Flexural and compressive strength of the landfast sea ice in the Prydz Bay, East Antarctic

A total of 25 flexural and 55 uniaxial compressive strength tests were conducted in laboratory using land-fast sea ice samples collected in the Prydz Bay. Three-point bending tests were performed at ice temperatures of -12 to -3 degrees C with force applied vertically to original ice surface, and compressive strength tests were performed at -3 degrees C with a strain-rate level of 10(-6) -10(-2) s(-1) in the directions vertical and horizontal to ice surface. Judging from crystal structure, the ice samples were divided into congelation ice, snow ice, and a mixture of the two.
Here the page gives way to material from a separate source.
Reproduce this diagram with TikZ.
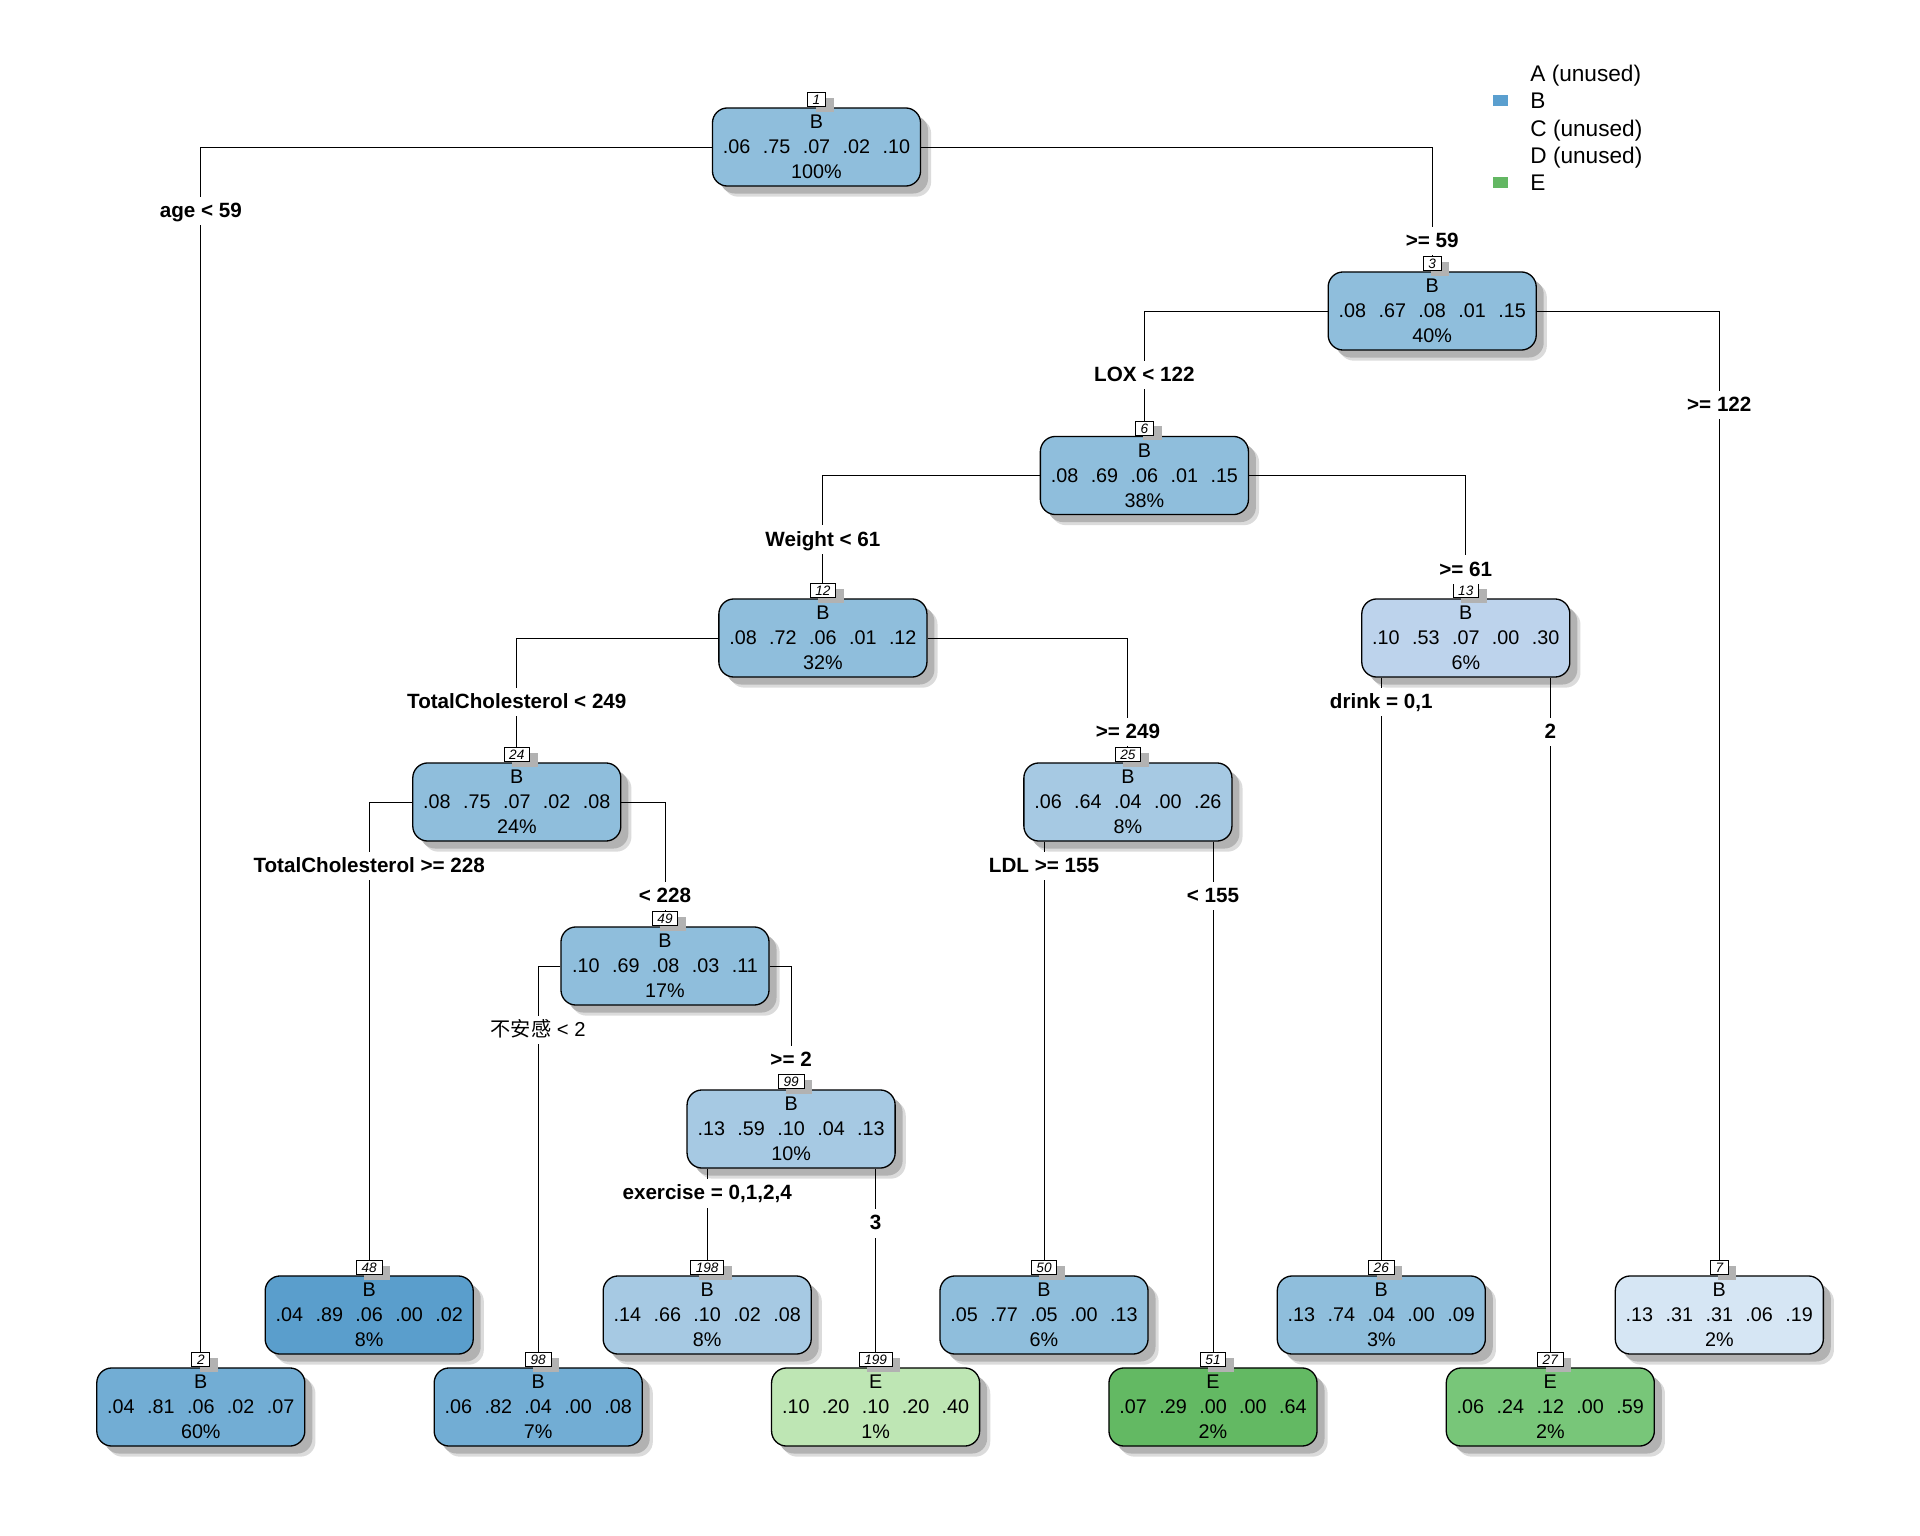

The results of congelation ice showed that the flexural strength had a decreasing trend depending on porosity rather than brine volume, based on which a mathematical equation was established to estimate flexural strength. Both flexural strength and effective modulus of elasticity increased with increasing platelet spacing. The uniaxial compressive strength increased and decreased with strain rate below and above the critical regime, respectively, which is 8.0 x 10(-4) -1.5 x 10(-3) s(-1) for vertically loaded samples and 2.0 x 10(-3)-3.0 x 10(-3) s(-1) for horizontally loaded samples. A drop-off in compressive strength was shown with increasing sea ice porosity. Consequently, a model was developed to depict the combined effects of porosity and strain rate on compressive strength in both ductile and brittle regimes. The mechanical strength of mixed ice was lower than congelation ice, and that of snow ice was much weaker. To provide a safe guide for the transportation of goods on landfast sea ice in the Prydz Bay, the bearing capacity of the ice cover is estimated with the lower and upper envelopes of flexural strength and effective elastic modulus, respectively, which turned out to be a function of sea ice porosity.